%%

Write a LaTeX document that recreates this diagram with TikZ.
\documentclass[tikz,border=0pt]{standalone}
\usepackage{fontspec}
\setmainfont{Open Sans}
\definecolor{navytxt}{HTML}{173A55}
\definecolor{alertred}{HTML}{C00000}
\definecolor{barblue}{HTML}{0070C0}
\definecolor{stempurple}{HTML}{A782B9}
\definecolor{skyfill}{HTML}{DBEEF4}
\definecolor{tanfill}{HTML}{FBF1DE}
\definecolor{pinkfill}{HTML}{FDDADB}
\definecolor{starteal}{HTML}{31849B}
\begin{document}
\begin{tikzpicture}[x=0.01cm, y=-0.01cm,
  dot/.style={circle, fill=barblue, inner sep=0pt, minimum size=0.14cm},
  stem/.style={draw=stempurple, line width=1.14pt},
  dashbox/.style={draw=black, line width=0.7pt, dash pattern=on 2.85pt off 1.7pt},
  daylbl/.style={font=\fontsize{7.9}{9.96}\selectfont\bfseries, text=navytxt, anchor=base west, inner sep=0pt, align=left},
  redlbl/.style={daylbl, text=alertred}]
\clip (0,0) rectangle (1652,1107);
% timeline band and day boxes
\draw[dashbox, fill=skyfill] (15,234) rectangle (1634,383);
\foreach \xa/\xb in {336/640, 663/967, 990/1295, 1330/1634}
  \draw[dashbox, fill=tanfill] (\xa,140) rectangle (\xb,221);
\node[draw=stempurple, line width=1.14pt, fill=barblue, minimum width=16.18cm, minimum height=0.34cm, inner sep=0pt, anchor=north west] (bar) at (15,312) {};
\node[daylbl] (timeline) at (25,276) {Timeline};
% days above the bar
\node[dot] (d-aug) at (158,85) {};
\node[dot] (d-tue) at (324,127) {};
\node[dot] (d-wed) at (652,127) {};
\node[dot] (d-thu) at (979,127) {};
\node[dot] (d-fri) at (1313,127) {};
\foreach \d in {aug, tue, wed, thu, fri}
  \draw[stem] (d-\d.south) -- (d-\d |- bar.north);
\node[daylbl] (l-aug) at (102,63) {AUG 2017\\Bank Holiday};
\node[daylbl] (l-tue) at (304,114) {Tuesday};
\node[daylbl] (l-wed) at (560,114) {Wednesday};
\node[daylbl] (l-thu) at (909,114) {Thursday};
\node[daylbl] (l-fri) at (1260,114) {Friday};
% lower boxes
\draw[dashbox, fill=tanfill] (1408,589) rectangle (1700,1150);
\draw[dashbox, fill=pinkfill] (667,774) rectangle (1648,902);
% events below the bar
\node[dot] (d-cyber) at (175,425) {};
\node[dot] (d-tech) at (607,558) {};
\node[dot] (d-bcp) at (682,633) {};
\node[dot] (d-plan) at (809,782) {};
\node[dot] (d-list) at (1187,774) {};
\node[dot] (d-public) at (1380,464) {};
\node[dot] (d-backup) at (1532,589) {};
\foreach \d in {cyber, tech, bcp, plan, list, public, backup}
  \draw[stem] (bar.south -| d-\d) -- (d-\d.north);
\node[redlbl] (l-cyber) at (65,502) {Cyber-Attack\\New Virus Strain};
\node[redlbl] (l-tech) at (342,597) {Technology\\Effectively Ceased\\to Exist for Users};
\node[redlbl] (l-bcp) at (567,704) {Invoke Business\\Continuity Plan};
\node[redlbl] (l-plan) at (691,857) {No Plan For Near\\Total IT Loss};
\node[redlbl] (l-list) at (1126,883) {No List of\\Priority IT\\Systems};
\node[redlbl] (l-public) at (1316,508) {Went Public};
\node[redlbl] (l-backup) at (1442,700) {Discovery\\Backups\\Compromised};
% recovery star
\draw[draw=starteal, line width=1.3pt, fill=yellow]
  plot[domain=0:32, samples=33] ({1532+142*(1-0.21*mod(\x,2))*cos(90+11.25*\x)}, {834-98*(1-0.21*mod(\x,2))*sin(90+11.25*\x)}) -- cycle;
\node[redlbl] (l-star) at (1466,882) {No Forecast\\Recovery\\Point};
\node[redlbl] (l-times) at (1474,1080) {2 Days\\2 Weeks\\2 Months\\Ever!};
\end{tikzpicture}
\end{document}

%%

[Goal]
Reproduce the listing above verbatim, from first line to last.

[Answer to this problem]
Write a LaTeX document that recreates this diagram with TikZ.
\documentclass[tikz,border=0pt]{standalone}
\usepackage{fontspec}
\setmainfont{Open Sans}
\definecolor{navytxt}{HTML}{173A55}
\definecolor{alertred}{HTML}{C00000}
\definecolor{barblue}{HTML}{0070C0}
\definecolor{stempurple}{HTML}{A782B9}
\definecolor{skyfill}{HTML}{DBEEF4}
\definecolor{tanfill}{HTML}{FBF1DE}
\definecolor{pinkfill}{HTML}{FDDADB}
\definecolor{starteal}{HTML}{31849B}
\begin{document}
\begin{tikzpicture}[x=0.01cm, y=-0.01cm,
  dot/.style={circle, fill=barblue, inner sep=0pt, minimum size=0.14cm},
  stem/.style={draw=stempurple, line width=1.14pt},
  dashbox/.style={draw=black, line width=0.7pt, dash pattern=on 2.85pt off 1.7pt},
  daylbl/.style={font=\fontsize{7.9}{9.96}\selectfont\bfseries, text=navytxt, anchor=base west, inner sep=0pt, align=left},
  redlbl/.style={daylbl, text=alertred}]
\clip (0,0) rectangle (1652,1107);
% timeline band and day boxes
\draw[dashbox, fill=skyfill] (15,234) rectangle (1634,383);
\foreach \xa/\xb in {336/640, 663/967, 990/1295, 1330/1634}
  \draw[dashbox, fill=tanfill] (\xa,140) rectangle (\xb,221);
\node[draw=stempurple, line width=1.14pt, fill=barblue, minimum width=16.18cm, minimum height=0.34cm, inner sep=0pt, anchor=north west] (bar) at (15,312) {};
\node[daylbl] (timeline) at (25,276) {Timeline};
% days above the bar
\node[dot] (d-aug) at (158,85) {};
\node[dot] (d-tue) at (324,127) {};
\node[dot] (d-wed) at (652,127) {};
\node[dot] (d-thu) at (979,127) {};
\node[dot] (d-fri) at (1313,127) {};
\foreach \d in {aug, tue, wed, thu, fri}
  \draw[stem] (d-\d.south) -- (d-\d |- bar.north);
\node[daylbl] (l-aug) at (102,63) {AUG 2017\\Bank Holiday};
\node[daylbl] (l-tue) at (304,114) {Tuesday};
\node[daylbl] (l-wed) at (560,114) {Wednesday};
\node[daylbl] (l-thu) at (909,114) {Thursday};
\node[daylbl] (l-fri) at (1260,114) {Friday};
% lower boxes
\draw[dashbox, fill=tanfill] (1408,589) rectangle (1700,1150);
\draw[dashbox, fill=pinkfill] (667,774) rectangle (1648,902);
% events below the bar
\node[dot] (d-cyber) at (175,425) {};
\node[dot] (d-tech) at (607,558) {};
\node[dot] (d-bcp) at (682,633) {};
\node[dot] (d-plan) at (809,782) {};
\node[dot] (d-list) at (1187,774) {};
\node[dot] (d-public) at (1380,464) {};
\node[dot] (d-backup) at (1532,589) {};
\foreach \d in {cyber, tech, bcp, plan, list, public, backup}
  \draw[stem] (bar.south -| d-\d) -- (d-\d.north);
\node[redlbl] (l-cyber) at (65,502) {Cyber-Attack\\New Virus Strain};
\node[redlbl] (l-tech) at (342,597) {Technology\\Effectively Ceased\\to Exist for Users};
\node[redlbl] (l-bcp) at (567,704) {Invoke Business\\Continuity Plan};
\node[redlbl] (l-plan) at (691,857) {No Plan For Near\\Total IT Loss};
\node[redlbl] (l-list) at (1126,883) {No List of\\Priority IT\\Systems};
\node[redlbl] (l-public) at (1316,508) {Went Public};
\node[redlbl] (l-backup) at (1442,700) {Discovery\\Backups\\Compromised};
% recovery star
\draw[draw=starteal, line width=1.3pt, fill=yellow]
  plot[domain=0:32, samples=33] ({1532+142*(1-0.21*mod(\x,2))*cos(90+11.25*\x)}, {834-98*(1-0.21*mod(\x,2))*sin(90+11.25*\x)}) -- cycle;
\node[redlbl] (l-star) at (1466,882) {No Forecast\\Recovery\\Point};
\node[redlbl] (l-times) at (1474,1080) {2 Days\\2 Weeks\\2 Months\\Ever!};
\end{tikzpicture}
\end{document}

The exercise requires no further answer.